E Kundry após servir como caminho para o processo de Iniciação de Parsifal, finalmente acessa ao Graal, participa da cerimônia iniciática e pode, mais do que morrer, libertar-se da roda do destino, dos ciclos incarnatórios, conquistando a esperada redenção.

E claro, dedico esse texto à querida Waltraud Meier, que muito contribui nas inspirações à respeito de Kundry, que porta em si a sintese das possiveis incarnações da personagem (Herodias, Maria Madalena, Gundriggia, etc) e que é (na minha opinião) A melhor Kundry de todos os tempos!

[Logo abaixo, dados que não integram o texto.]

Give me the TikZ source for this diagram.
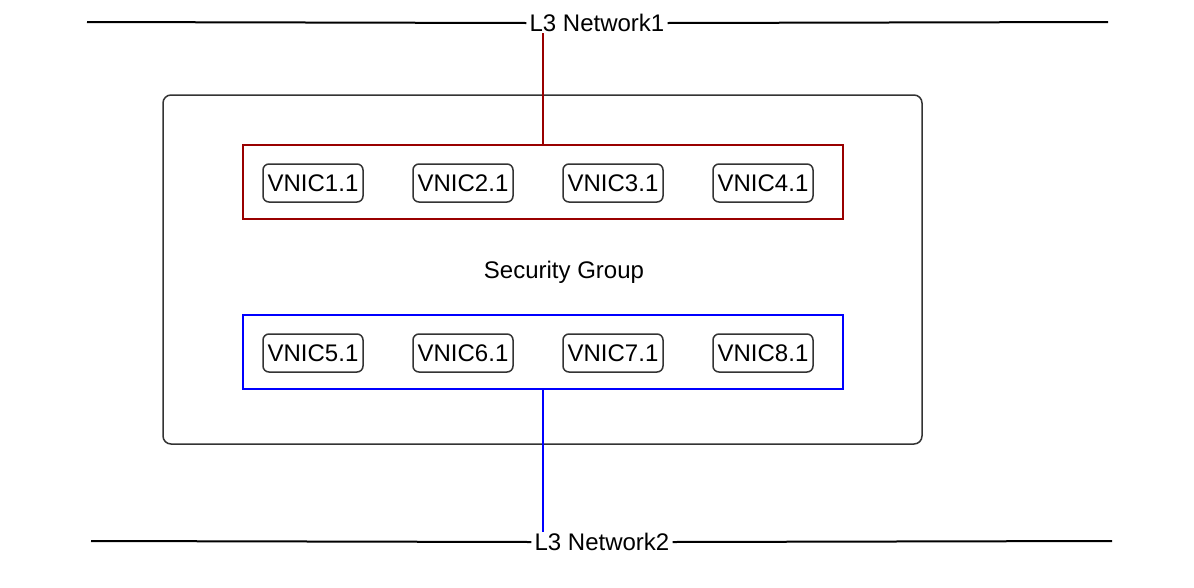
\documentclass[tikz,border=0pt]{standalone}
\usepackage{fontspec}
\setmainfont{Liberation Sans}
\definecolor{grpred}{RGB}{153,0,0}
\definecolor{grpblue}{RGB}{0,0,255}
\definecolor{boxgray}{RGB}{51,51,51}
\tikzset{
    vnic/.style={draw=boxgray, line width=1.5pt, rounded corners=6pt, minimum width=100pt, minimum height=38pt, inner sep=0pt},
    grp/.style={line width=1.5pt, minimum width=600pt, minimum height=74pt, inner sep=0pt},
    netlabel/.style={inner xsep=3pt, inner ysep=1pt}
}
\begin{document}
\begin{tikzpicture}[x=1pt, y=-1pt, font=\fontsize{24}{28}\selectfont]
        \useasboundingbox (0,0) rectangle (1194,587);

        % outer security group
        \node[draw=boxgray, line width=1.5pt, rounded corners=8pt, minimum width=759pt, minimum height=349pt, inner sep=0pt] (secgrp) at (542.5,269.5) {};
        \node (seclabel) at (564,272) {Security Group};

        \node[grp, draw=grpred] (redgrp) at (543,182) {};
        \node[grp, draw=grpblue] (bluegrp) at (543,352) {};

        \foreach \i in {1,...,4} {
            \pgfmathtruncatemacro{\j}{\i+4}
            \node[vnic] (vnic\i) at (313+150*\i-150,183) {VNIC\i.1};
            \node[vnic] (vnic\j) at (313+150*\i-150,353) {VNIC\j.1};
        }

        % networks
        \coordinate (netAl) at (87,22);
        \coordinate (netAr) at (1108,22);
        \node[netlabel] (net1) at (597,23) {L3 Network1};
        \draw[line width=2pt] (netAl) -- (net1.west);
        \draw[line width=2pt] (net1.east) -- (netAr);

        \coordinate (netBl) at (91,541);
        \coordinate (netBr) at (1112,541);
        \node[netlabel] (net2) at (602,542) {L3 Network2};
        \draw[line width=2pt] (netBl) -- (net2.west);
        \draw[line width=2pt] (net2.east) -- (netBr);

        \draw[grpred, line width=1.5pt] (redgrp.north) -- (redgrp.north |- net1.south);
        \draw[grpblue, line width=1.5pt] (bluegrp.south) -- (bluegrp.south |- net2.north);
    \end{tikzpicture}
\end{document}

Para aqueles que se interessarem sobre os métodos de disciplina espiritual, segue indicação da fonte: "Meditações sobre os 22 Arcanos Maiores do Tarot", autor anônimo.

1 commentaire:

  1. Eu assisti a ópera Parsifal e fiquei bastante sensibilizada, principalmente por que o Wagner conseguiu, de uma maneira impressionante, entender as minhas questões em relação a profundidade espiritual cristã.
    Em relação a Kundry, eu interpretei da seguinte maneira: ela sofre muito, o tempo todo. Mas ela tem algumas contradições marcantes, ao mesmo tempo que se submete as manipulações de kingsor, percebe o mal que causou e tenta reparar o dano. Eu vejo ela como uma mulher que se importa e que é totalmente aberta para o outro. Qualquer um que se aproxima pode lê-la, manipula-la, acessar a sua dor. Essa abertura ética para os outros me impressionou muito nela. Como ela se importa, pois muitos vivem superficialmente, fechados em si e para os outros, mas ela não, o contato com o outro é sempre avassalador.
    Parsifal, acima de qualquer coisa, na minha opinião, compreendeu a dor dela. No momento que ela tentava dominá-lo pelo prazer a sair do seu destino, ao invés de entrar em guerra dos gêneros pelas más intenções da Kundry, ele viu uma mulher que sofre, num mundo de pessoas que sofrem, onde ele próprio sofre. A experiência de Cristo aqui na terra foi um contato com essa experiência humana, que no final, resultou e foi reafirmado pelo amor e abertura ao outro, sem ressentimento.
    Eu acho que essas são as boas novas de Jesus.